* Problem to work on
Take the listing from its first line through the line that contains "(apex) -- (rc) -- (tr);" and please retype those lines exactly, leaving out the pictures.

===

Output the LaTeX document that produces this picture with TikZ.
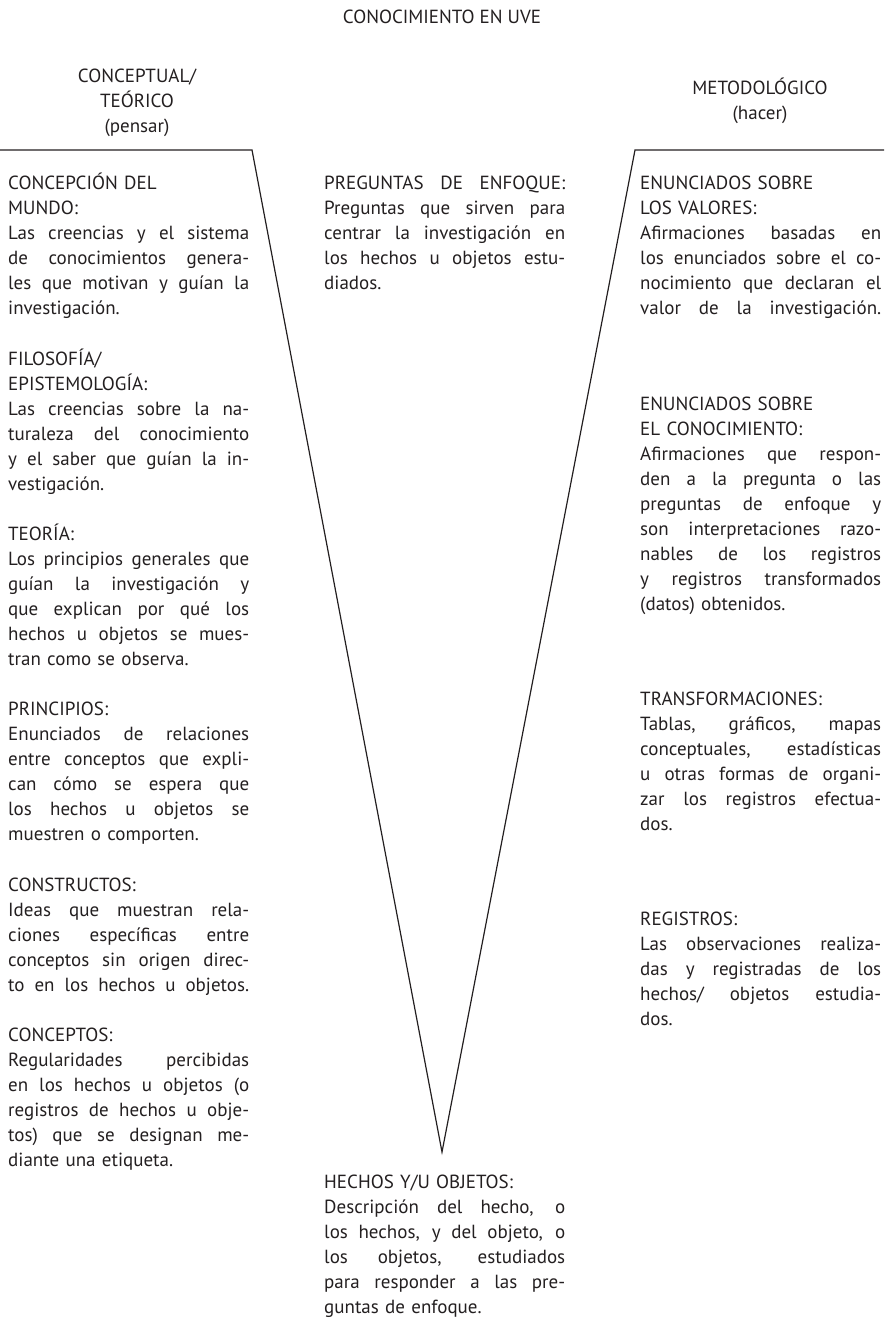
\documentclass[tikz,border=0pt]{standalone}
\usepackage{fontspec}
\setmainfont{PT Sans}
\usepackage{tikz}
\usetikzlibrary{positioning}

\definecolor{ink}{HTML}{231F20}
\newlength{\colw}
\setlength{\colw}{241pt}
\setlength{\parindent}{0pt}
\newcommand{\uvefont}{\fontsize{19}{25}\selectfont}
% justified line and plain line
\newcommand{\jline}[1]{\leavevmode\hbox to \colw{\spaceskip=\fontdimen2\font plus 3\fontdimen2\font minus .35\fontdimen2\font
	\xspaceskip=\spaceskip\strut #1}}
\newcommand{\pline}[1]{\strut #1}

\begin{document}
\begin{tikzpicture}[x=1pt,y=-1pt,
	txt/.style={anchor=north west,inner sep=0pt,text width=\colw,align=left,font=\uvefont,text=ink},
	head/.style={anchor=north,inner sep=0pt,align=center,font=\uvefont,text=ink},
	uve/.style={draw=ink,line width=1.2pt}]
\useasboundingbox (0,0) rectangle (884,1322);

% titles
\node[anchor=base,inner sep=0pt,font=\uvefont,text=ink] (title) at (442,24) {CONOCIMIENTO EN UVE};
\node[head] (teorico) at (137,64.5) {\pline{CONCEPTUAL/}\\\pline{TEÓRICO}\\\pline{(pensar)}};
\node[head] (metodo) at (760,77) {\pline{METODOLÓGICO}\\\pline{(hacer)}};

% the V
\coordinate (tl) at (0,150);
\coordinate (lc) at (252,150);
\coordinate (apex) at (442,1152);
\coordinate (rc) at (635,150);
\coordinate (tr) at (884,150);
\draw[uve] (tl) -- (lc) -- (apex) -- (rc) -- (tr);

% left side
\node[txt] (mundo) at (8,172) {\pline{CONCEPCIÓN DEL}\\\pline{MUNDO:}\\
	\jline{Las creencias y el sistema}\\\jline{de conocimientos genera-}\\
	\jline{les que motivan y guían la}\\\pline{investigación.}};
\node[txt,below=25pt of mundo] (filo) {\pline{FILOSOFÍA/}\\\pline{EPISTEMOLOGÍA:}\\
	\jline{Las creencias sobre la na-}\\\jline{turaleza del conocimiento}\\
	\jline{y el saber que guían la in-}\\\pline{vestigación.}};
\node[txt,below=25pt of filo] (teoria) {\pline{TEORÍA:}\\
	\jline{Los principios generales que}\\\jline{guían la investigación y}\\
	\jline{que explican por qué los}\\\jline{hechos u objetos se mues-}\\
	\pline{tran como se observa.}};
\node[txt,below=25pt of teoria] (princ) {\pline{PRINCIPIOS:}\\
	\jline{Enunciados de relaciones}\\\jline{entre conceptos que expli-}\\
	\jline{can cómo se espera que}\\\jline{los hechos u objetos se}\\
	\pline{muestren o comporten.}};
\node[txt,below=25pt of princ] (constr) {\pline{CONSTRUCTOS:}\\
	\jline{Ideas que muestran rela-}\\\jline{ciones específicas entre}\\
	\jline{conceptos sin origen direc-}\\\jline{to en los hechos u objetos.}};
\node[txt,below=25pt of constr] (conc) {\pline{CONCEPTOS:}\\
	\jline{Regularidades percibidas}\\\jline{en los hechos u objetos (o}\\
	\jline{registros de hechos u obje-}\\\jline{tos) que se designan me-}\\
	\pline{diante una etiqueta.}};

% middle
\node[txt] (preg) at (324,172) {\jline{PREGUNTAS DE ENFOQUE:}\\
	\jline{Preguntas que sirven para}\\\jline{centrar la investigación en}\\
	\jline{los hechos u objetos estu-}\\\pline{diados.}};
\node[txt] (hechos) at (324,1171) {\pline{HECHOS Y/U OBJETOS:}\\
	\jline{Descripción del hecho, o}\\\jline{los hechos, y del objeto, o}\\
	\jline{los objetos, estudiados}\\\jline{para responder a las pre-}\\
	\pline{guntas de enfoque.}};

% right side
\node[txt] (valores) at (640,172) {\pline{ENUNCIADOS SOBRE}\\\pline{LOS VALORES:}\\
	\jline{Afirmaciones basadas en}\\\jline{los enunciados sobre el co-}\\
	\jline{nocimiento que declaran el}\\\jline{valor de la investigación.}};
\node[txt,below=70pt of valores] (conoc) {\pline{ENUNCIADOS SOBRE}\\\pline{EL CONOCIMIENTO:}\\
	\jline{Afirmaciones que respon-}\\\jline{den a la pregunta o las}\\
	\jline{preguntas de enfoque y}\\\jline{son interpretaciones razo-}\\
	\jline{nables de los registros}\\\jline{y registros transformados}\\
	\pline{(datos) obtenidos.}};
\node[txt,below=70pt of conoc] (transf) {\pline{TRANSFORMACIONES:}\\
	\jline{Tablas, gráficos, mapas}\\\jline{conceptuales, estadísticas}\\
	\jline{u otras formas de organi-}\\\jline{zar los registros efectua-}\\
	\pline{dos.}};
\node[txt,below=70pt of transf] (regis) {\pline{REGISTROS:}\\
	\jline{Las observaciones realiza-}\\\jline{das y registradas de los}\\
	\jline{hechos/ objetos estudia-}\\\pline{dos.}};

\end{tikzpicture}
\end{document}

===

* Solution
Output the LaTeX document that produces this picture with TikZ.
\documentclass[tikz,border=0pt]{standalone}
\usepackage{fontspec}
\setmainfont{PT Sans}
\usepackage{tikz}
\usetikzlibrary{positioning}

\definecolor{ink}{HTML}{231F20}
\newlength{\colw}
\setlength{\colw}{241pt}
\setlength{\parindent}{0pt}
\newcommand{\uvefont}{\fontsize{19}{25}\selectfont}
% justified line and plain line
\newcommand{\jline}[1]{\leavevmode\hbox to \colw{\spaceskip=\fontdimen2\font plus 3\fontdimen2\font minus .35\fontdimen2\font
	\xspaceskip=\spaceskip\strut #1}}
\newcommand{\pline}[1]{\strut #1}

\begin{document}
\begin{tikzpicture}[x=1pt,y=-1pt,
	txt/.style={anchor=north west,inner sep=0pt,text width=\colw,align=left,font=\uvefont,text=ink},
	head/.style={anchor=north,inner sep=0pt,align=center,font=\uvefont,text=ink},
	uve/.style={draw=ink,line width=1.2pt}]
\useasboundingbox (0,0) rectangle (884,1322);

% titles
\node[anchor=base,inner sep=0pt,font=\uvefont,text=ink] (title) at (442,24) {CONOCIMIENTO EN UVE};
\node[head] (teorico) at (137,64.5) {\pline{CONCEPTUAL/}\\\pline{TEÓRICO}\\\pline{(pensar)}};
\node[head] (metodo) at (760,77) {\pline{METODOLÓGICO}\\\pline{(hacer)}};

% the V
\coordinate (tl) at (0,150);
\coordinate (lc) at (252,150);
\coordinate (apex) at (442,1152);
\coordinate (rc) at (635,150);
\coordinate (tr) at (884,150);
\draw[uve] (tl) -- (lc) -- (apex) -- (rc) -- (tr);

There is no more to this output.